REC: The way that Grindr works in this play is so ridiculously romantic. Avery and Abraham show that it is absolutely possible to have a delightful tête-à-tête with somebody on the apps. But I’m a huge fan of being in the room and staying in the room with people, I am going to make myself sound like the old queen sitting at a piano bar in Province Town, but when I first started going out, I would go to Woody’s, which back then was a gay bar, and just talk to people. Then they started having computers at Woody’s that you could go to, to check your online profiles. Some people would stand at those computers all night checking their profiles instead of talking to people. When the apps came out, they got rid of the computers because everybody had the computer in their hands.

It’s deeply scary to strike up a conversation with somebody, it’s very scary to say this is this is who I am on the inside. But instead we’ve traded it for this is who I am on the outside. It is so strange to send yourself out piecemeal over the internet. Here’s a here’s a chest, here’s other things. And here’s my face if you need that. I get it. I’m a person. But one of the things that is really exciting to me about this play is that it highlights inherent and insistent romance. The conversations that Avery and Abraham have are conversations that I think so many of us are yearning for. I knew that some of my friends in Philly would see the show and they would see the romance that we dreamed about, that we talked about, that we wished for. Avery and Abraham work because they are two people being 100% themselves. They think they have nothing to lose because they think this app is just body parts. And then they fall into it, in love.

AC: I had no idea that Woody’s had computers to check your profiles. What if you spilled your drink on the computer?

REC: Our computer literacy was so underdeveloped that we might have not realized that water breaks computers. The smaller bar looked like a FedEx Kinkos and people would send messages on Adam for Adam.
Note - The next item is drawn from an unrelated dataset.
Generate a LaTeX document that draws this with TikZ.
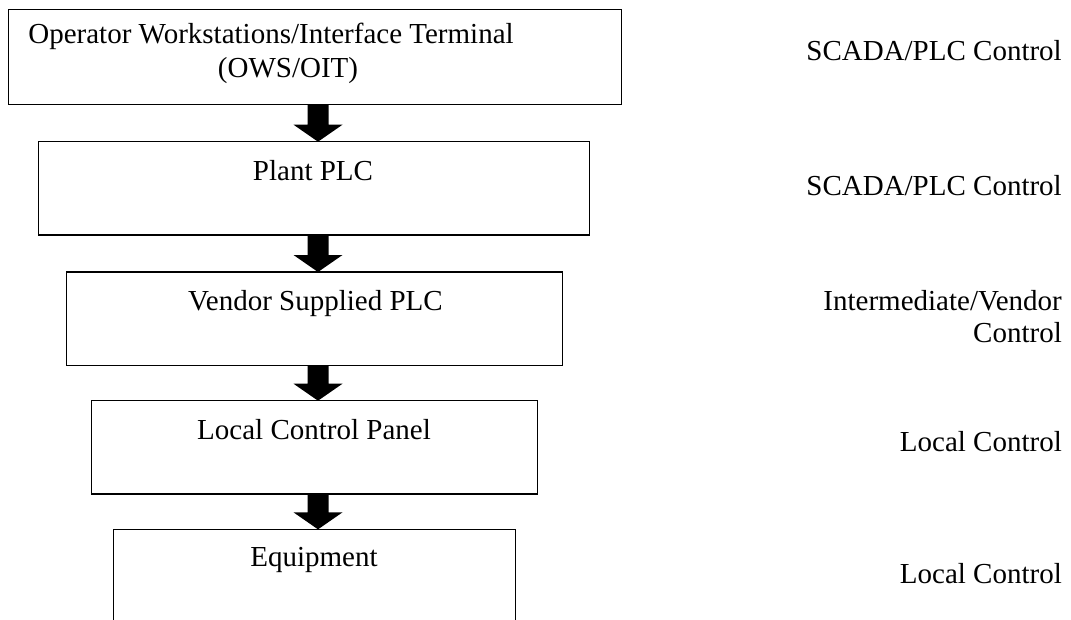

You’re at Woody’s right now, just turn around and meet someone?

AC: I’m picturing a desktop computer on the piano at Tavern on Camac.

REC: The first produced play I had in Philly was called Time Is On Our Side and is essentially about Tavern on Camac and ultimately how we find each other as queer people.

AC: I’m definitely going to read that; Tavern is one of my favorite places.

Miriam has such a huge presence on the show even when she has no speaking lines, and no physical presence on stage. I wanted to delve deeper into Miriam as a character. It’s clear that Avery gets his humor and wit from his mother Mel. What parts of Avery come from Miriam?

REC: Oh, that’s a great question and I thought about that a lot. Even though Avery is cantankerous in the way that Mel is he’s also a community maker in the way that Miriam was. Miriam was a member of the neighborhood association and helped create that community. He creates these cabaret-karaoke communities on his cruise ship gig that people keep booking because he is a showman and pulls people toward him. Oh, I love Avery. He’s just so great.

AC: A lot of this play spoke to the Black queer experience and the Black familial experience. Was any of it autofiction?

REC: You would get a very different answer if you asked my parents this. They would say oh, yeah definitely. None of it is autofiction and some of it is fan fiction. It’s about the way I wish my dating life had gone. I’ve made people mixtapes but never got them. I would have killed to have a conversation as delightful as Avery and Abraham’s. Avery is not me. Avery is a character that I play on the internet sometimes. But Avery is so much bigger than I am. And I don’t write about problems that I have, that I haven’t already worked through. That’s how you get messy plays. If there’s any sort of similarity it’s the portrayal of a family that has really sharp idiosyncratic relationships with each other.